With the Obama Administration continuing to push forward aggressively on two major free trade deals – the Trans-Pacific Partnership (TPP) and the Trans-Atlantic Trade and Investment Partnership (TTIP)—the stage seems set for President Obama to cement his historical legacy as an ardent and effective architect of sweeping free trade initiatives.
It now appears however that the US Congress could bump the President’s ambitious trade policy agenda into the “slow lane” by failing to approve so-called “Fast Track” trade negotiation authority, otherwise known as Trade Promotion Authority (TPA).
What is “Fast Track” and why is it so important? Since 1974, Fast Track authority has been the centerpiece of each Administration’s ability to engage in, and successfully conclude, trade agreements. Implementing any free trade agreement in the US requires both houses of the US Congress to pass implementing legislation. Under normal circumstances, the US system of government allows any member of Congress to propose Amendments to any bill under consideration.
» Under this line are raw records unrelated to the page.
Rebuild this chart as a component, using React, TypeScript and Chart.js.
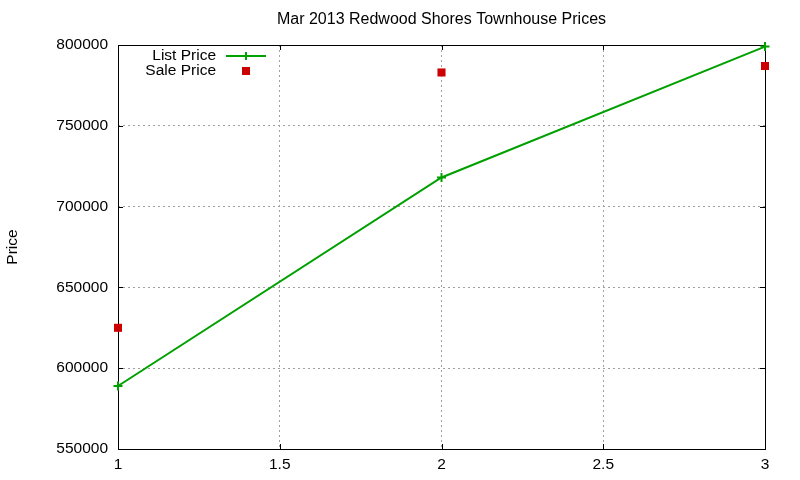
import React, { useEffect, useRef } from "react";
import { Chart, registerables } from "chart.js";
import type { Plugin } from "chart.js";

Chart.register(...registerables);

const chartTitle = "Mar 2013 Redwood Shores Townhouse Prices";
const yTitle = "Price";
const periods = [1, 2, 3];
const listPrices = [589000, 718000, 799000];
const salePrices = [625000, 783000, 787000];
const xTicks = [1, 1.5, 2, 2.5, 3];
const yTicks = [550000, 600000, 650000, 700000, 750000, 800000];

const FONT = "'Liberation Sans', Arial, sans-serif";
const GREEN = "#00a000";
const RED = "#cc0000";

// gnuplot-like box with inward ticks on all four sides, title centred on the plot
const framePlugin: Plugin<"line"> = {
  id: "frame",
  beforeDatasetsDraw(chart) {
    const { ctx, chartArea: a, scales } = chart;
    const tick = 5;
    ctx.save();
    ctx.strokeStyle = "#000";
    ctx.lineWidth = 1;
    ctx.beginPath();
    for (const v of xTicks) {
      const x = Math.round(scales.x.getPixelForValue(v)) + 0.5;
      ctx.moveTo(x, a.bottom);
      ctx.lineTo(x, a.bottom - tick);
      ctx.moveTo(x, a.top);
      ctx.lineTo(x, a.top + tick);
    }
    for (const v of yTicks) {
      const y = Math.round(scales.y.getPixelForValue(v)) + 0.5;
      ctx.moveTo(a.left, y);
      ctx.lineTo(a.left + tick, y);
      ctx.moveTo(a.right, y);
      ctx.lineTo(a.right - tick, y);
    }
    ctx.stroke();
    ctx.strokeRect(
      Math.round(a.left) + 0.5,
      Math.round(a.top) + 0.5,
      Math.round(a.right - a.left),
      Math.round(a.bottom - a.top)
    );

    ctx.font = `16px ${FONT}`;
    ctx.fillStyle = "#000";
    ctx.textAlign = "center";
    ctx.textBaseline = "middle";
    ctx.fillText(chartTitle, (a.left + a.right) / 2, 20);
    ctx.restore();
  },
  afterDatasetsDraw(chart) {
    // key in the top left corner
    const { ctx } = chart;
    const sets = chart.data.datasets;
    const textRight = 216;
    const sampleX = 246;
    const rows = [56, 71];
    ctx.save();
    ctx.font = `15.5px ${FONT}`;
    ctx.textAlign = "right";
    ctx.textBaseline = "middle";
    ctx.fillStyle = "#000";
    sets.forEach((ds, i) => {
      const y = rows[i];
      ctx.fillText(String(ds.label), textRight, y);
      if (i === 0) {
        ctx.strokeStyle = GREEN;
        ctx.lineWidth = 2;
        ctx.beginPath();
        ctx.moveTo(sampleX - 20, y);
        ctx.lineTo(sampleX + 20, y);
        ctx.moveTo(sampleX, y - 4);
        ctx.lineTo(sampleX, y + 4);
        ctx.stroke();
      } else {
        ctx.fillStyle = RED;
        ctx.fillRect(sampleX - 4, y - 4, 8, 8);
        ctx.fillStyle = "#000";
      }
    });
    ctx.restore();
  },
};

export default function App() {
  const canvasRef = useRef<HTMLCanvasElement | null>(null);
  const chartRef = useRef<Chart | null>(null);

  useEffect(() => {
    document.body.style.margin = "0";
    const canvas = canvasRef.current;
    if (!canvas) return;

    chartRef.current = new Chart(canvas, {
      type: "line",
      data: {
        datasets: [
          {
            label: "List Price",
            data: periods.map((p, i) => ({ x: p, y: listPrices[i] })),
            borderColor: GREEN,
            backgroundColor: GREEN,
            borderWidth: 2,
            pointStyle: "cross",
            pointRadius: 4.5,
            pointBorderWidth: 2,
            pointBorderColor: GREEN,
            tension: 0,
            clip: false,
          },
          {
            label: "Sale Price",
            data: periods.map((p, i) => ({ x: p, y: salePrices[i] })),
            showLine: false,
            borderColor: RED,
            backgroundColor: RED,
            pointStyle: "rect",
            pointRadius: 5.7,
            pointBorderWidth: 0,
            clip: false,
          },
        ],
      },
      options: {
        responsive: false,
        animation: false,
        layout: { padding: { left: 0, right: 35, top: 45, bottom: 0 } },
        plugins: {
          legend: { display: false },
          tooltip: { enabled: false },
          title: { display: false },
        },
        scales: {
          x: {
            type: "linear",
            min: 1,
            max: 3,
            afterFit: (s) => {
              s.height = 31;
            },
            afterBuildTicks: (s) => {
              s.ticks = xTicks.map((v) => ({ value: v }));
            },
            ticks: {
              color: "#000",
              font: { family: FONT, size: 15.5 },
              padding: 6,
              maxRotation: 0,
              callback: (v) => String(v),
            },
            grid: {
              drawTicks: false,
              color: "#a0a0a0",
              lineWidth: 1,
            },
            border: { display: false, dash: [2, 3] },
          },
          y: {
            type: "linear",
            min: 550000,
            max: 800000,
            afterFit: (s) => {
              s.width = 118;
            },
            afterBuildTicks: (s) => {
              s.ticks = yTicks.map((v) => ({ value: v }));
            },
            title: {
              display: true,
              text: yTitle,
              color: "#000",
              font: { family: FONT, size: 15.5, lineHeight: 1.2 },
              padding: { top: 3, bottom: 0 },
            },
            ticks: {
              color: "#000",
              font: { family: FONT, size: 15.5 },
              padding: 10,
              callback: (v) => String(v),
            },
            grid: {
              drawTicks: false,
              color: "#a0a0a0",
              lineWidth: 1,
            },
            border: { display: false, dash: [2, 3] },
          },
        },
      },
      plugins: [framePlugin],
    });

    return () => {
      chartRef.current?.destroy();
      chartRef.current = null;
    };
  }, []);

  return <canvas ref={canvasRef} width={800} height={480} />;
}
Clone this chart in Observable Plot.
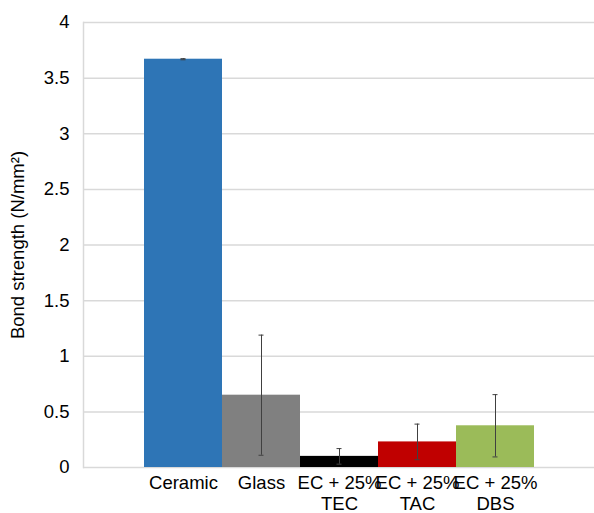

As a practical matter, applying these normal legislative procedures to free trade legislation would make it exceedingly difficult – if not impossible – to ever approve a free trade deal. Think about it: trade negotiators labor for months if not years negotiating the minute details of lengthy agreements which can exceed 1,000 pages in length. When agreement is finally reached with the other country’s negotiators, the US side must submit the agreement to Congress. If each of the 535 members of Congress could propose any change to any part of the agreement, it is likely that the revised agreement ultimately passed by the US Congress would differ substantially from the agreement signed-off on by the other country’s negotiators.
Allowing Congress to consider free trade agreements under normal rules means that, in effect, a foreign country would be facing 535 “Chief” negotiators on the US side, making a successful conclusion exceedingly difficult.
To solve this dilemma, the Trade Act of 1974 contained a provision (which came to be known as Fast Track) which was designed to give Congress a fair chance for input and review on any agreement, but which precluded the possibility of the agreement getting “picked apart”. Under Fast Track, trade agreements are submitted to the US Congress for an “up or down” vote, with no possibility to amend. In other words, individual members may vote to either approve or not approve the agreement, but they may not attempt to modify or change the agreement. They must vote on it “as is”.
Of course, as part and parcel of this provision, the Administration needs to consult heavily with members of Congress throughout the negotiation process and seek their input and recommendations, if they hope to get these same legislators to eventually vote to approve the agreement. Although far from perfect, fast track provisions have generally been seen as a reasonable attempt to strike a balance between the need for Congress to exercise its authority, and the need for the Administration to be empowered to negotiate agreements with foreign countries that cannot be subsequently altered.
Fast Track authority is provided by the Congress to the Administration for specific, delineated periods of time. Previous Fast Track authority was granted in 2002 and expired in 2007, meaning that the Obama Administration needs Congress to once again approve Fast Track. Implementing legislation on Fast Track was introduced earlier this year, but was immediately met with lackluster support on both sides of the political aisle. Growing doubts in the US Congress over the actual benefits of free trade for the average American worker have made the passage of Fast Track all the more difficult. Senate Majority Leader Harry Reid has already stated his opposition, and most Capitol Hill insiders view Fast Track – at least in its current form – to be “dead on arrival” in the US Congress.
So, while US trading partners in Europe and the Asia Pacific continue to work diligently towards the conclusion of major free trade agreements with the US, they would be well-advised to closely monitor sentiment in the US Congress. Unless or until the prospects for Fast Track improve, two of President Obama’s hoped-for signature achievements could end up in the “Slow Lane.”